Elis Regina, Leila Diniz e Ayrton Senna foram uns dos poucos famosos que a biografia explorou mais profundamente na relação com o autor de “Maria, Maria”; além dos músicos Wagner Tiso, Fernando Brant e outros membros do Clube da Esquina. É mais fácil ler o livro “Sonhos não envelhecem: histórias do Clube da Esquina”, de Márcio Borges, para entender melhor esse movimento dos anos 60. Como se lê na biografia produzida por Maria Dolores, Milton Nascimento, um dos principais fundadores do Clube, esclareceu em uma entrevista: “Não pertenço a nenhum grupo (...), não quero que exista um ‘grupo mineiro’. Sou contra essas máfias regionais. A gente está junto, trabalhando junto, porque tem uma porção de coisas pra gente mostrar. É só isso”, explicou.

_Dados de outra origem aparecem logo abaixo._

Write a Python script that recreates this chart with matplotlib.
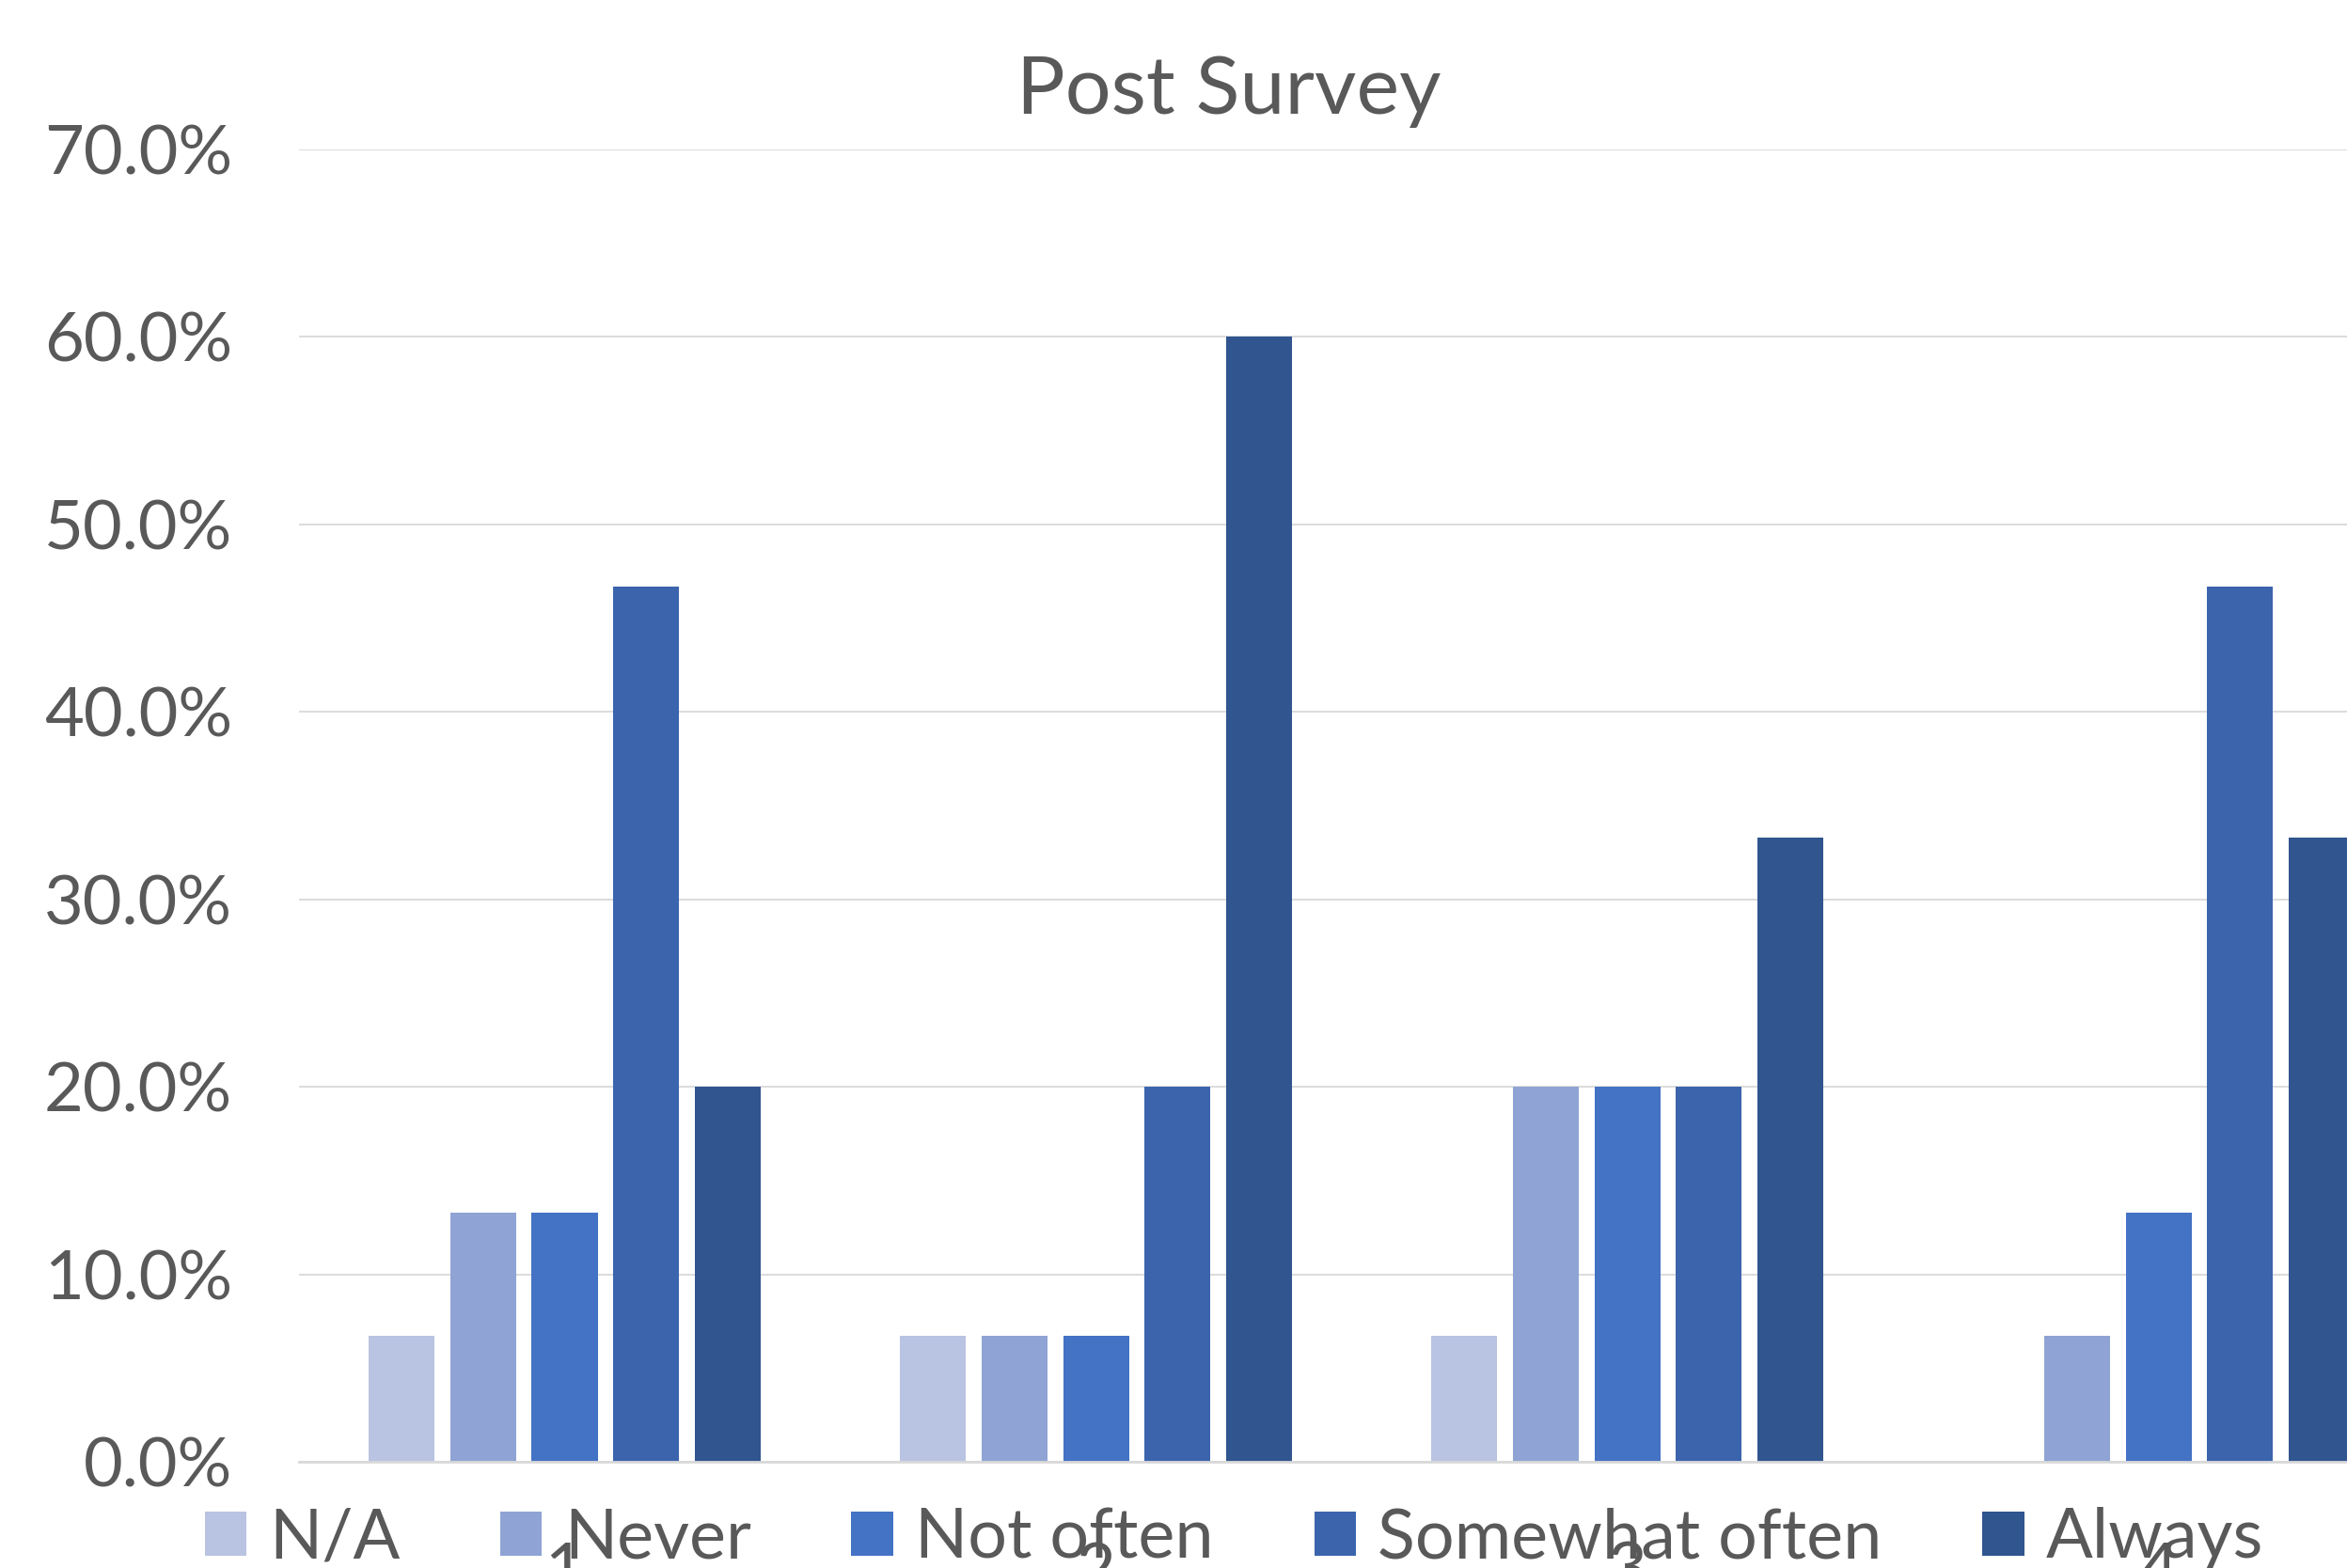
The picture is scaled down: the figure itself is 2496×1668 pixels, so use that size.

Como muitos artistas, Milton Nascimento construiu sua carreira com força e garra; como poucos, tinha boa vendagem em praticamente todos os seus discos vendidos; como muitos, também teve problemas financeiros e de saúde, sem contar as homenagens e prêmios que recebeu, como o Grammy, de 1997, na categoria Best World Music. O texto de Maria Dolores é delicado e cuidadoso, e diferente de outras biografias que, além do pouco uso de gírias ou ditados populares, mas com uma coloquialidade equilibrada e acessível para quem presa uma boa leitura, também quase nada se lê sobre as aparições do cantor em programas de televisão ou de sua influência na carreira do grupo Roupa Nova. Mas quem pretende conhecer um pouco mais sobre o universo da música brasileira e do autor de “Nos bailes da vida”, o Milton Nascimento, esse livro é essencial. 

Comentários

Thiago Cruz disse…
Grande Milton Nascimento! Não sabia de muita coisa sobre ele antes de ler sua resenha - na verdade, não sabia nada sobre a vida desse grande cantor. Espero que o livro seja merecedor de um texto tão bom assim como esse que você escreveu.